> **SHORT EXERCISE**
Carry none of the pictures over; write out the complete data exactly.

********************

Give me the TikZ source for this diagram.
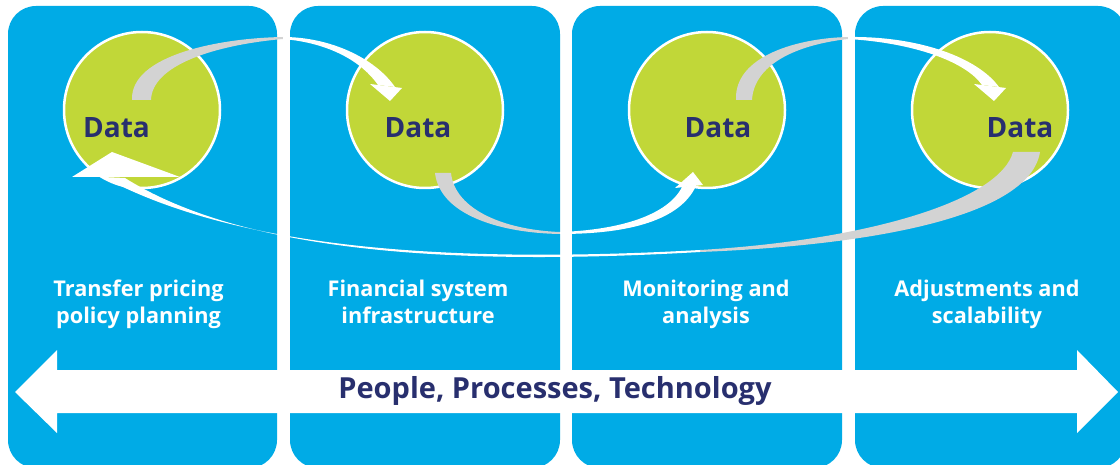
\documentclass[tikz,border=0pt]{standalone}
\usepackage{fontspec}
\setmainfont{Open Sans}
\definecolor{panelblue}{RGB}{0,171,230}
\definecolor{datagreen}{RGB}{193,215,56}
\definecolor{navy}{RGB}{40,47,110}
\definecolor{ribgrey}{RGB}{211,211,211}
\newcommand{\topstrut}{\rule{0pt}{16pt}}
\newcommand{\botstrut}{\rule[-6pt]{0pt}{6pt}}
\tikzset{
  panel/.style={fill=panelblue, rounded corners=28pt},
  datacircle/.style={circle, fill=datagreen, draw=white, line width=2.5pt, minimum size=156pt, inner sep=0pt},
  datatext/.style={text=navy, font=\fontsize{28}{30}\selectfont\bfseries, inner sep=0pt},
  steplabel/.style={text=white, font=\fontsize{21.7}{27}\selectfont\bfseries, align=center, inner sep=0pt},
  bigtext/.style={text=navy, font=\fontsize{29}{32}\selectfont\bfseries, inner sep=0pt},
  greyrib/.style={fill=ribgrey},
  whiterib/.style={fill=white}
}
\begin{document}
\begin{tikzpicture}[x=1pt,y=-1pt]
\useasboundingbox (0,0) rectangle (1120,465);
\clip (0,0) rectangle (1120,465);
\fill[white] (0,0) rectangle (1120,465);
% panels
\fill[panel] (8,6) rectangle (277,468);
\fill[panel] (290,6) rectangle (560,468);
\fill[panel] (572,6) rectangle (842,468);
\fill[panel] (855,6) rectangle (1126,468);
% circles
\node[datacircle] (c1) at (142,110) {};
\node[datacircle] (c2) at (425,110) {};
\node[datacircle] (c3) at (707,110) {};
\node[datacircle] (c4) at (990,110) {};
% arrow 1: c1 -> c2
\fill[greyrib] (132,100) .. controls (130,55) and (220,38) .. (283,37)
  -- (283,39) .. controls (215,45) and (152,65) .. (151,100) -- cycle;
\fill[whiterib] (283,37) .. controls (330,37) and (375,58) .. (395,87)
  -- (378,85) .. controls (362,62) and (330,43) .. (283,39) -- cycle;
\fill[white] (370,84) -- (402,88) -- (390,101) -- cycle;
% arrow 2: c2 -> c3
\fill[greyrib] (435,173) .. controls (440,215) and (500,233) .. (560,234)
  -- (560,232) .. controls (505,230) and (455,210) .. (451,173) -- cycle;
\fill[whiterib] (560,234) .. controls (630,234) and (680,220) .. (696,186)
  -- (682,187) .. controls (668,215) and (620,230) .. (560,232) -- cycle;
\fill[white] (675,188) -- (693,172) -- (703,185) -- cycle;
% arrow 3: c3 -> c4
\fill[greyrib] (736,100) .. controls (734,55) and (800,38) .. (848,37)
  -- (848,39) .. controls (795,45) and (754,65) .. (752,100) -- cycle;
\fill[whiterib] (848,37) .. controls (920,36) and (978,58) .. (999,87)
  -- (982,85) .. controls (966,62) and (915,43) .. (848,39) -- cycle;
\fill[white] (974,84) -- (1006,88) -- (994,101) -- cycle;
% arrow 4: c4 -> c1
\fill[greyrib] (1040,152) .. controls (1030,215) and (880,245) .. (700,252)
  -- (700,250) .. controls (870,240) and (1000,200) .. (1013,152) -- cycle;
\fill[whiterib] (700,250) .. controls (430,265) and (230,245) .. (103,177)
  -- (125,178) .. controls (240,250) and (440,267) .. (700,252) -- cycle;
\fill[white] (72,177) -- (112,152) -- (180,177) -- cycle;
% data texts
\node[datatext] (d1) at (116.5,128) {Data};
\node[datatext] (d2) at (418,128) {Data};
\node[datatext] (d3) at (718,128) {Data};
\node[datatext] (d4) at (1020,128) {Data};
% step labels
\node[steplabel] (l1) at (138.5,304.5) {\topstrut Transfer pricing\\policy planning\botstrut};
\node[steplabel] (l2) at (418,304.5) {\topstrut Financial system\\infrastructure\botstrut};
\node[steplabel] (l3) at (706,304.5) {\topstrut Monitoring and\\analysis\botstrut};
\node[steplabel] (l4) at (987,304.5) {\topstrut Adjustments and\\scalability\botstrut};
% double arrow
\fill[white] (15,392) -- (57,350) -- (57,370) -- (1077,370) -- (1077,350) -- (1118,392)
  -- (1077,433) -- (1077,413) -- (57,413) -- (57,433) -- cycle;
\node[bigtext] (ppt) at (555,391) {People, Processes, Technology};
\end{tikzpicture}
\end{document}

********************

> **EXERCISE RESULT**
Give me the TikZ source for this diagram.
\documentclass[tikz,border=0pt]{standalone}
\usepackage{fontspec}
\setmainfont{Open Sans}
\definecolor{panelblue}{RGB}{0,171,230}
\definecolor{datagreen}{RGB}{193,215,56}
\definecolor{navy}{RGB}{40,47,110}
\definecolor{ribgrey}{RGB}{211,211,211}
\newcommand{\topstrut}{\rule{0pt}{16pt}}
\newcommand{\botstrut}{\rule[-6pt]{0pt}{6pt}}
\tikzset{
  panel/.style={fill=panelblue, rounded corners=28pt},
  datacircle/.style={circle, fill=datagreen, draw=white, line width=2.5pt, minimum size=156pt, inner sep=0pt},
  datatext/.style={text=navy, font=\fontsize{28}{30}\selectfont\bfseries, inner sep=0pt},
  steplabel/.style={text=white, font=\fontsize{21.7}{27}\selectfont\bfseries, align=center, inner sep=0pt},
  bigtext/.style={text=navy, font=\fontsize{29}{32}\selectfont\bfseries, inner sep=0pt},
  greyrib/.style={fill=ribgrey},
  whiterib/.style={fill=white}
}
\begin{document}
\begin{tikzpicture}[x=1pt,y=-1pt]
\useasboundingbox (0,0) rectangle (1120,465);
\clip (0,0) rectangle (1120,465);
\fill[white] (0,0) rectangle (1120,465);
% panels
\fill[panel] (8,6) rectangle (277,468);
\fill[panel] (290,6) rectangle (560,468);
\fill[panel] (572,6) rectangle (842,468);
\fill[panel] (855,6) rectangle (1126,468);
% circles
\node[datacircle] (c1) at (142,110) {};
\node[datacircle] (c2) at (425,110) {};
\node[datacircle] (c3) at (707,110) {};
\node[datacircle] (c4) at (990,110) {};
% arrow 1: c1 -> c2
\fill[greyrib] (132,100) .. controls (130,55) and (220,38) .. (283,37)
  -- (283,39) .. controls (215,45) and (152,65) .. (151,100) -- cycle;
\fill[whiterib] (283,37) .. controls (330,37) and (375,58) .. (395,87)
  -- (378,85) .. controls (362,62) and (330,43) .. (283,39) -- cycle;
\fill[white] (370,84) -- (402,88) -- (390,101) -- cycle;
% arrow 2: c2 -> c3
\fill[greyrib] (435,173) .. controls (440,215) and (500,233) .. (560,234)
  -- (560,232) .. controls (505,230) and (455,210) .. (451,173) -- cycle;
\fill[whiterib] (560,234) .. controls (630,234) and (680,220) .. (696,186)
  -- (682,187) .. controls (668,215) and (620,230) .. (560,232) -- cycle;
\fill[white] (675,188) -- (693,172) -- (703,185) -- cycle;
% arrow 3: c3 -> c4
\fill[greyrib] (736,100) .. controls (734,55) and (800,38) .. (848,37)
  -- (848,39) .. controls (795,45) and (754,65) .. (752,100) -- cycle;
\fill[whiterib] (848,37) .. controls (920,36) and (978,58) .. (999,87)
  -- (982,85) .. controls (966,62) and (915,43) .. (848,39) -- cycle;
\fill[white] (974,84) -- (1006,88) -- (994,101) -- cycle;
% arrow 4: c4 -> c1
\fill[greyrib] (1040,152) .. controls (1030,215) and (880,245) .. (700,252)
  -- (700,250) .. controls (870,240) and (1000,200) .. (1013,152) -- cycle;
\fill[whiterib] (700,250) .. controls (430,265) and (230,245) .. (103,177)
  -- (125,178) .. controls (240,250) and (440,267) .. (700,252) -- cycle;
\fill[white] (72,177) -- (112,152) -- (180,177) -- cycle;
% data texts
\node[datatext] (d1) at (116.5,128) {Data};
\node[datatext] (d2) at (418,128) {Data};
\node[datatext] (d3) at (718,128) {Data};
\node[datatext] (d4) at (1020,128) {Data};
% step labels
\node[steplabel] (l1) at (138.5,304.5) {\topstrut Transfer pricing\\policy planning\botstrut};
\node[steplabel] (l2) at (418,304.5) {\topstrut Financial system\\infrastructure\botstrut};
\node[steplabel] (l3) at (706,304.5) {\topstrut Monitoring and\\analysis\botstrut};
\node[steplabel] (l4) at (987,304.5) {\topstrut Adjustments and\\scalability\botstrut};
% double arrow
\fill[white] (15,392) -- (57,350) -- (57,370) -- (1077,370) -- (1077,350) -- (1118,392)
  -- (1077,433) -- (1077,413) -- (57,413) -- (57,433) -- cycle;
\node[bigtext] (ppt) at (555,391) {People, Processes, Technology};
\end{tikzpicture}
\end{document}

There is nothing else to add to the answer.